Start Raw data

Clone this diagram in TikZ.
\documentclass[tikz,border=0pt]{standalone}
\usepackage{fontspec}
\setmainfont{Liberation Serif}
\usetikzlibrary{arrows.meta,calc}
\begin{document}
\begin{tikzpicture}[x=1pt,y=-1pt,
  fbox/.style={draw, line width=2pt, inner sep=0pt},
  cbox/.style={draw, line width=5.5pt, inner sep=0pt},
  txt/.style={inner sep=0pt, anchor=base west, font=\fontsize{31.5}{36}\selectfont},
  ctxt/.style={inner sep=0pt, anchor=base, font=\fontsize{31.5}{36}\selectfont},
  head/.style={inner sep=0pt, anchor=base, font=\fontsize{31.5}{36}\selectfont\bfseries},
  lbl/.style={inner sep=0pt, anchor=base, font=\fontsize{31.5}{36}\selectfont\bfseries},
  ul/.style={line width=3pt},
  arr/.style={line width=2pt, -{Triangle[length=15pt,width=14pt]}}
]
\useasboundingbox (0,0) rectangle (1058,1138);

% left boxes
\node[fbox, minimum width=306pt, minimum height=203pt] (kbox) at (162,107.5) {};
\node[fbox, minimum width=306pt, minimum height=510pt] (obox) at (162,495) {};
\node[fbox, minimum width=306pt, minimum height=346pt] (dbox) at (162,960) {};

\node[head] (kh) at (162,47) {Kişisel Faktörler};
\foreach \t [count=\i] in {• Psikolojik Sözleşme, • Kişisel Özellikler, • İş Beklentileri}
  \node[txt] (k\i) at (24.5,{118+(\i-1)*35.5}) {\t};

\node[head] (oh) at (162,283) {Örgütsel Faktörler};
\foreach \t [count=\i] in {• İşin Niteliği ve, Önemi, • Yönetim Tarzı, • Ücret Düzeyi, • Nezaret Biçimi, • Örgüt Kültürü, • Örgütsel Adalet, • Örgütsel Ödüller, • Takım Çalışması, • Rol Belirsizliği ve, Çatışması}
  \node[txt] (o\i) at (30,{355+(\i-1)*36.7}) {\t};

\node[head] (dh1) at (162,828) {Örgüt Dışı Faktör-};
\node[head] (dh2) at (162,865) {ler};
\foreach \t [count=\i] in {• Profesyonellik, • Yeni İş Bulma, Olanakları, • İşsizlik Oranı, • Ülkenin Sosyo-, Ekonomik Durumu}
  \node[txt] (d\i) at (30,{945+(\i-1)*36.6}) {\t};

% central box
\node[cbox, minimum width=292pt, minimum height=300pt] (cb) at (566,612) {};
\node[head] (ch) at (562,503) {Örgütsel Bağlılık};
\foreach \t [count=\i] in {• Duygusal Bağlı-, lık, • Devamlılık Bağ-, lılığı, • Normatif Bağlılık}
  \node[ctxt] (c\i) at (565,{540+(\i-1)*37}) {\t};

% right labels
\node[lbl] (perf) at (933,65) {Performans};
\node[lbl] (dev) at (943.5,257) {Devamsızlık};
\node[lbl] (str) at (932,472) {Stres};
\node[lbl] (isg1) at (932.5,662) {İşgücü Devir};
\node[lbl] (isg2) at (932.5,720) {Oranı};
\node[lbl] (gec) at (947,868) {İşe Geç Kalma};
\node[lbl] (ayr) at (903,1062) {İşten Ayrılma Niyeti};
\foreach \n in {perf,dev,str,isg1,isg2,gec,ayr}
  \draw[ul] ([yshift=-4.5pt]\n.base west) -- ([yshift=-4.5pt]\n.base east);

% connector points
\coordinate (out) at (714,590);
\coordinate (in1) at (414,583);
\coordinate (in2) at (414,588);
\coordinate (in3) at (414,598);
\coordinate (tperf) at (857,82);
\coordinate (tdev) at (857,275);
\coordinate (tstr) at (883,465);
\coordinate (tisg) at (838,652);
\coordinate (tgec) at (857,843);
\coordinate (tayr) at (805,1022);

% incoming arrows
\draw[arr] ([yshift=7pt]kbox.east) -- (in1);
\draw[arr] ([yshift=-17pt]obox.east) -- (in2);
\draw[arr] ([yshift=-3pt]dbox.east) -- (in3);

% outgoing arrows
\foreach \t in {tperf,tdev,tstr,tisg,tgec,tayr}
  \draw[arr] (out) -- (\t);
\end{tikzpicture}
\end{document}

End Raw data

To be done:
Copy exactly the lines that run from the first line of the data to the line containing "(0,0) rectangle (1058,1138);", please, with both ends included and nothing else.

The output:
Clone this diagram in TikZ.
\documentclass[tikz,border=0pt]{standalone}
\usepackage{fontspec}
\setmainfont{Liberation Serif}
\usetikzlibrary{arrows.meta,calc}
\begin{document}
\begin{tikzpicture}[x=1pt,y=-1pt,
  fbox/.style={draw, line width=2pt, inner sep=0pt},
  cbox/.style={draw, line width=5.5pt, inner sep=0pt},
  txt/.style={inner sep=0pt, anchor=base west, font=\fontsize{31.5}{36}\selectfont},
  ctxt/.style={inner sep=0pt, anchor=base, font=\fontsize{31.5}{36}\selectfont},
  head/.style={inner sep=0pt, anchor=base, font=\fontsize{31.5}{36}\selectfont\bfseries},
  lbl/.style={inner sep=0pt, anchor=base, font=\fontsize{31.5}{36}\selectfont\bfseries},
  ul/.style={line width=3pt},
  arr/.style={line width=2pt, -{Triangle[length=15pt,width=14pt]}}
]
\useasboundingbox (0,0) rectangle (1058,1138);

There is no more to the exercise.